Let $I_c \left({\R}\right)$ denote the set of all closed real intervals.

Define the mapping $t_1: I_c \left({\R}\right) \to I_c \left({\R}\right)$ by:

- $t_1 \left({\left[{a \,.\,.\, b}\right]}\right) := \left[{a \,.\,. \frac 1 3 \left({a + b}\right)}\right]$

and similarly $t_3: I_c \left({\R}\right) \to I_c \left({\R}\right)$ by:

- $t_3 \left({\left[{a \,.\,.\, b}\right]}\right) := \left[{\frac 2 3 \left({a + b}\right) \,.\,. b}\right]$

Note in particular how:

- $t_1 \left({\left[{a \,.\,.\, b}\right]}\right) \subseteq \left[{a \,.\,.\, b}\right]$
- $t_3 \left({\left[{a \,.\,.\, b}\right]}\right) \subseteq \left[{a \,.\,.\, b}\right]$

Subsequently, define inductively:

- $S_0 := \left\{{\left[{0 \,.\,.\, 1}\right]}\right\}$
- $S_{n+1} := t_1 \left({C_n}\right) \cup t_3 \left({C_n}\right)$

and put, for all $n \in \N$:

- $C_n := \displaystyle \bigcup S_n$

Note that $C_{n+1} \subseteq C_n$ for all $n \in \N$, so that this forms a decreasing sequence of sets.

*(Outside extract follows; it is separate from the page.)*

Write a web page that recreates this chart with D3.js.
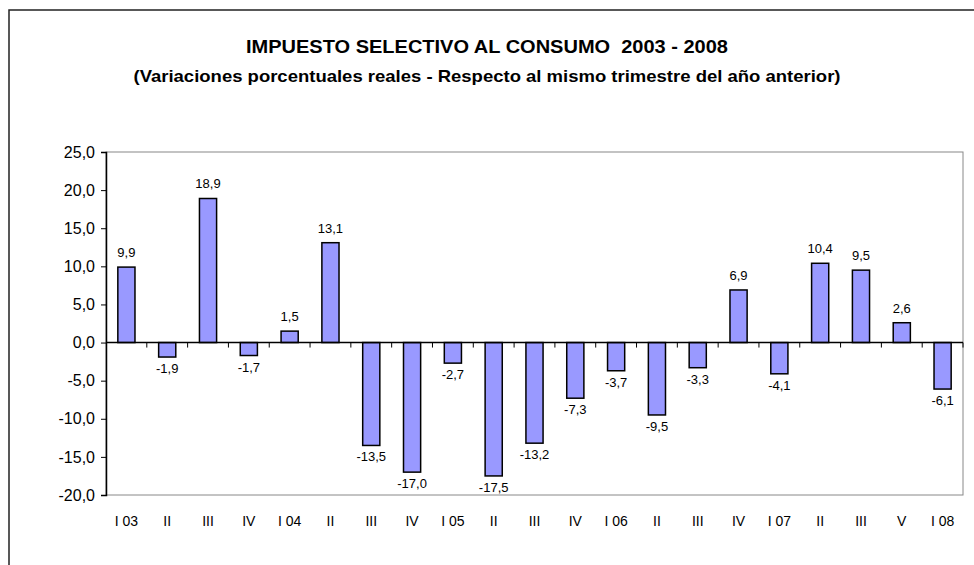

Then the **Cantor set** $\mathcal C$ is defined as its limit, i.e.:

- $\mathcal C := \displaystyle \bigcap_{n \mathop \in \N} C_n$

These definitions are all equivalent, as shown on Equivalence of Definitions of Cantor Set.

## Also known as

Some sources refer to the **Cantor set** as **Cantor's discontinuum**.

## Also see

- Equivalence of Definitions of Cantor Set
- Cantor Space, the
**Cantor set**endowed with the Euclidean topology.

- Results about
**the Cantor set**can be found here.

## Source of Name

This entry was named for Georg Cantor.